Cybersecurity Culture: Practice Matters

August 07, 2020 by Becky Metivier

Cybersecurity Culture: Practice Matters

So, you’re well on your way to creating cybersecurity culture in your organization. You’ve built a foundation of institutional knowledge, and you’ve carefully considered how people, process, and technology play a role. But there is one more element to think about… that is testing.

But not just testing. Practice is also important. One of our security advisors often says you can’t think your way into playing the piano. Practice will help you achieve cybersecurity resilience. Have you ever done well on a test you haven’t practiced or prepared for?

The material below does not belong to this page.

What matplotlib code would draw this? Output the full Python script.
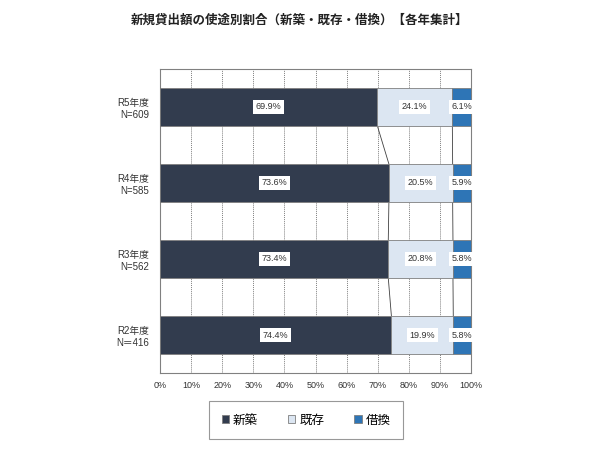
import matplotlib
matplotlib.use("Agg")
import matplotlib.pyplot as plt
import numpy as np

plt.rcParams['font.family'] = ['Liberation Sans', 'Noto Sans CJK JP', 'DejaVu Sans']

years = ["R5年度\nN=609", "R4年度\nN=585", "R3年度\nN=562", "R2年度\nN＝416"]
shinchiku = [69.9, 73.6, 73.4, 74.4]
kison = [24.1, 20.5, 20.8, 19.9]
karikae = [6.1, 5.9, 5.8, 5.8]
names = ["新築", "既存", "借換"]
colors = ["#323c4e", "#dce6f2", "#2e75b6"]

fig = plt.figure(figsize=(6, 4.5), dpi=100)
ax = fig.add_axes([0.2667, 0.1711, 0.5183, 0.6756])

y = np.arange(len(years))[::-1]
h = 0.5
series = [shinchiku, kison, karikae]
left = np.zeros(len(years))
for vals, c, n in zip(series, colors, names):
    vals = np.array(vals)
    ax.barh(y, vals, height=h, left=left, color=c, edgecolor="#7f7f7f",
            linewidth=0.6, label=n, zorder=3)
    for yi, l, v in zip(y, left, vals):
        ax.text(l + v / 2, yi, f"{v:.1f}%", ha="center", va="center",
                fontsize=6.5, color="#333333", zorder=5,
                bbox=dict(facecolor="white", edgecolor="none", pad=2))
    left = left + vals

# series lines between bars
cum1 = np.array(shinchiku)
cum2 = cum1 + np.array(kison)
for cum in (cum1, cum2):
    for i in range(len(years) - 1):
        ax.plot([cum[i], cum[i + 1]], [y[i] - h / 2, y[i + 1] + h / 2],
                color="#404040", linewidth=0.6, zorder=2)

ax.set_xlim(0, 100)
ax.set_ylim(-0.5, 3.5)
ax.set_xticks(np.arange(0, 101, 10))
ax.set_xticklabels([f"{v}%" for v in range(0, 101, 10)], fontsize=6.5, color="#333333")
ax.set_yticks(y)
ax.set_yticklabels(years, fontsize=7, color="#333333")
ax.tick_params(axis="y", length=0, pad=8)
ax.tick_params(axis="x", length=0, pad=6)
ax.grid(axis="x", color="#808080", linestyle=(0, (1, 1)), linewidth=0.7, zorder=0)
for s in ax.spines.values():
    s.set_color("#808080")
    s.set_linewidth(0.8)

fig.text(0.5, 0.955, "新規貸出額の使途別割合（新築・既存・借換）【各年集計】",
         ha="center", va="center", fontsize=9, fontweight="bold", color="#222222",
         family=['Noto Sans CJK JP', 'DejaVu Sans'])

leg = fig.legend(loc="center", bbox_to_anchor=(215 / 600, 1 - 440 / 450, 182 / 600, 40 / 450),
                 bbox_transform=fig.transFigure, ncol=3,
                 prop={'family': ['Noto Sans CJK JP', 'DejaVu Sans'], 'size': 9},
                 frameon=True, fancybox=False, edgecolor="#7f7f7f",
                 handlelength=0.6, handleheight=0.6, handletextpad=0.3,
                 columnspacing=2.4, borderpad=1.0, borderaxespad=0)
leg.get_frame().set_linewidth(0.8)

fig.savefig("out.png", dpi=100)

Most likely, no.

Your test results will often dramatically improve when you practice. By nature, we approach tests differently than practice. During tests, people often get into a weird headspace. There’s pressure to perform, and that can adversely affect performance. Learning doesn’t typically happen in a test environment either.

What does it mean to practice cybersecurity?

IT procedures are a good example of ongoing practice. IT professionals are always practicing some form of response procedure. Tasks such as building systems, changing systems, and configuring systems are exactly the kind of process-oriented practice for a disruption or disaster. Those roles outside of IT don’t usually get the opportunity to practice their cybersecurity responsibilities.

The whole point of practice is to exercise a capability, so you can improve without measuring performance. When performance isn’t being measured, people tend to be more relaxed and not focused on learning.

The body and the mind need to get memory of things, and practicing is a great way to do that.

Types of Practice

  • Phishing Practice: Have participants try to identify phishing emails, and reward them for meeting certain goals, such as identifying the clues that make it a phishing email. Then, put all the correct responses in a hat, and give away a gift card. It’s always important to use carrots instead of sticks during practice.
  • Vishing Practice: Get a group together to run though telephone or network pretexting scenarios. First, have someone run through the scenario in the correct way, then give everyone a turn to do it themselves.
  • Undocumented Disaster Recovery Practice: This includes system restoration, backup restoration, and changing over to alternate sites/equipment. You should also practice manual process testing and downtime procedures.

Now You are Ready to Test

Testing can assure your controls are working as designed and intended to and includes:

People

  • Social Engineering: Vishing can ensure employees know how to identify fraud attempts over the phone. Phishing emails will help ensure they know how to identify fraudulent emails and websites. Both will also enable you to ascertain if you’re providing the proper training.

Process

  • Audits can help you determine if processes are working and allow you to understand if everything is operating according to policy.

Technology

  • Perform external penetration testing to ensure your perimeter defenses are properly configured, patched, and monitored.
  • Internal configuration analysis and vulnerability scanning can help ensure hosts are properly hardened/onfigured, patched, and monitored.
  • Disaster recovery testing will ensure alternate sites, equipment, and connectivity are functioning as expected.

Regular testing as a great way to solidify your organization's cybersecurity culture, but be sure to practice the skills to ensure cybersecurity resilience.